Stated task: Count lines holding the word "this". Only the number is wanted.

Provided data:
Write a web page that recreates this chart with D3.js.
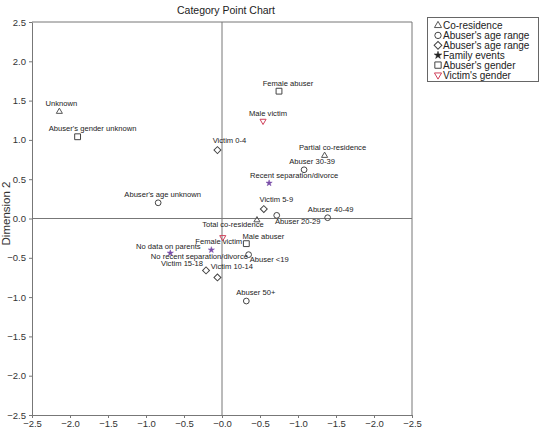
---
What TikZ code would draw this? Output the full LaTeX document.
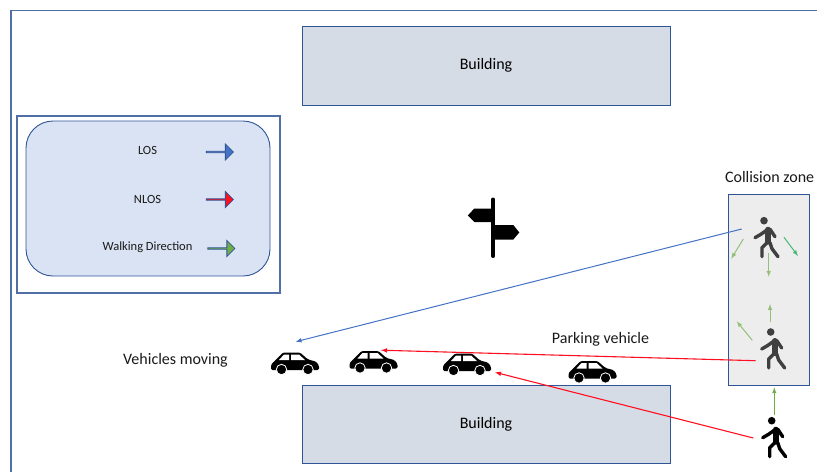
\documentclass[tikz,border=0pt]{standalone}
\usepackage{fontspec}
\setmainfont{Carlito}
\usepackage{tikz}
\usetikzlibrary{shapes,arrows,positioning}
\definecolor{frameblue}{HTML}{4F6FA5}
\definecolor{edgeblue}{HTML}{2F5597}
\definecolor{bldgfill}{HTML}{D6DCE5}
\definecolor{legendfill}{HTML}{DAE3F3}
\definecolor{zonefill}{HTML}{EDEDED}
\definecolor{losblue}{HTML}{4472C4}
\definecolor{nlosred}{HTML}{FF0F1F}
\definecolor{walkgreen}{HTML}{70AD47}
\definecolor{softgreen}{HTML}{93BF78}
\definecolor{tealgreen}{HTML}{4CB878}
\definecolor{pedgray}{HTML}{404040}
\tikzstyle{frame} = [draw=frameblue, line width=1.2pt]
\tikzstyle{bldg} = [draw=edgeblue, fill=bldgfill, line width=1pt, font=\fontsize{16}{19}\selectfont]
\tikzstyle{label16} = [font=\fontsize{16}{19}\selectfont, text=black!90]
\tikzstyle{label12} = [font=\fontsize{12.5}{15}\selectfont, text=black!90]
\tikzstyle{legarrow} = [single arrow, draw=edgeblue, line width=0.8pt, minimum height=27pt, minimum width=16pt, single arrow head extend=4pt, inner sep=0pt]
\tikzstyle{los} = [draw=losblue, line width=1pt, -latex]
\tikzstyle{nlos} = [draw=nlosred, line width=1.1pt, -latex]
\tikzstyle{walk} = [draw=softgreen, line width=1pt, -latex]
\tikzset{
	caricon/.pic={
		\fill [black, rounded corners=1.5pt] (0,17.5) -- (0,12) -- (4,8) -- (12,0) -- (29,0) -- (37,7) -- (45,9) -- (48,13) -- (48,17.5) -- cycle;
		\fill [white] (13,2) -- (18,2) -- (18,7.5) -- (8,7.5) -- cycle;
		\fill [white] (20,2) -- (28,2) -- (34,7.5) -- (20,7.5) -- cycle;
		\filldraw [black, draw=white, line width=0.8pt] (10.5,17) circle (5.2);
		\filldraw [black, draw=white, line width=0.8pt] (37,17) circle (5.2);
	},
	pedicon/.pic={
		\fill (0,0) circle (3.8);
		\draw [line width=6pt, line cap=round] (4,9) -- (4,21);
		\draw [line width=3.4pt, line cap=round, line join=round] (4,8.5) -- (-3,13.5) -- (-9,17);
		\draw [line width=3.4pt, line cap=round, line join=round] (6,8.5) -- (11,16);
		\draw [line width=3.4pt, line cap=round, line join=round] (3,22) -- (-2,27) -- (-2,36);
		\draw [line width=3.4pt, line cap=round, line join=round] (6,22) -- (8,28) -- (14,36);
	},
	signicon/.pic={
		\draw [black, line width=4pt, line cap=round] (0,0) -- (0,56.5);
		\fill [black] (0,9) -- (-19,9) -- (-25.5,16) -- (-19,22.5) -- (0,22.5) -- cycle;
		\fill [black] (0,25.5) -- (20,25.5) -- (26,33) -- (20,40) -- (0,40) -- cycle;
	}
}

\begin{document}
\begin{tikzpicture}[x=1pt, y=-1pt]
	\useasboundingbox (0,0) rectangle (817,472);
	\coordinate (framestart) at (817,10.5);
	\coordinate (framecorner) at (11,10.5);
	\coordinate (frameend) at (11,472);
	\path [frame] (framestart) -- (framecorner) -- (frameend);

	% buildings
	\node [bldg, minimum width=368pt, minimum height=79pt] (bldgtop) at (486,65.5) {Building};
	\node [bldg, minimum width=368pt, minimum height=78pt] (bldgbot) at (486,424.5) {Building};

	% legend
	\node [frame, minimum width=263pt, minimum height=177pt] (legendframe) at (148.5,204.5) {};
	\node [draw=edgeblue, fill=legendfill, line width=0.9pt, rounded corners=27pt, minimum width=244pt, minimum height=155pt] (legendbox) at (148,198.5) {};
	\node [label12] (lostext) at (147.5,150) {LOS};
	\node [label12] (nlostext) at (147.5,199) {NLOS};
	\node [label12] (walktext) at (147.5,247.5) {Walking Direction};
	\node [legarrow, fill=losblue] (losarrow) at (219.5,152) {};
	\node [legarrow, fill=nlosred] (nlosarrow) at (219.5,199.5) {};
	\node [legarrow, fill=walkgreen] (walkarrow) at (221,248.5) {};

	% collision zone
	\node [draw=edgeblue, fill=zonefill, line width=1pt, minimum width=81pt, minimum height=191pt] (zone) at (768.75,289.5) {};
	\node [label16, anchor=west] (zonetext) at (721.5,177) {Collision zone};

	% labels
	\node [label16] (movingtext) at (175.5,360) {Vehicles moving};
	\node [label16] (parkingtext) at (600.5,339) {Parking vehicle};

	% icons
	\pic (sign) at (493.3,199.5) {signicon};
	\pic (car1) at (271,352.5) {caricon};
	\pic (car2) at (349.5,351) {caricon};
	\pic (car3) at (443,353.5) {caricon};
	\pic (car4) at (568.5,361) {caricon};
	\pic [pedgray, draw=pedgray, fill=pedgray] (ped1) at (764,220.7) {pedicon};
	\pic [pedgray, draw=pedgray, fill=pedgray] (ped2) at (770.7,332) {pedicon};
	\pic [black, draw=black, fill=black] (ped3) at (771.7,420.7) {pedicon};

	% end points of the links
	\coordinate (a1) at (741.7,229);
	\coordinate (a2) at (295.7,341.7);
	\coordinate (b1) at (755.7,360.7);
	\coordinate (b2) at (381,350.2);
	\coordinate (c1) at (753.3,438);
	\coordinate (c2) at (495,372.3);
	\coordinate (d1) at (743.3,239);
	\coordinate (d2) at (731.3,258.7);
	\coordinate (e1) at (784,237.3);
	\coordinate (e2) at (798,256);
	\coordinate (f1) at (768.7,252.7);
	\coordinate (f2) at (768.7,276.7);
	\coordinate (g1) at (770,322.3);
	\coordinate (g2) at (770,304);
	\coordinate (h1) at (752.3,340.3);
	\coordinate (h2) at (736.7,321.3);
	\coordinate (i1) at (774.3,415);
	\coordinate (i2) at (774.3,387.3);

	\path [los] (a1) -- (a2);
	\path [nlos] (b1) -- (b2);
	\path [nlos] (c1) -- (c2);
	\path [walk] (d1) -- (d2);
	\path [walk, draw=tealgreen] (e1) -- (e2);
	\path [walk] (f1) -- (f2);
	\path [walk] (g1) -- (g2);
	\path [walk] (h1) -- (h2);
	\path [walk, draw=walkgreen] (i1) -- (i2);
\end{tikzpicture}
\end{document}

Exercise answer: 2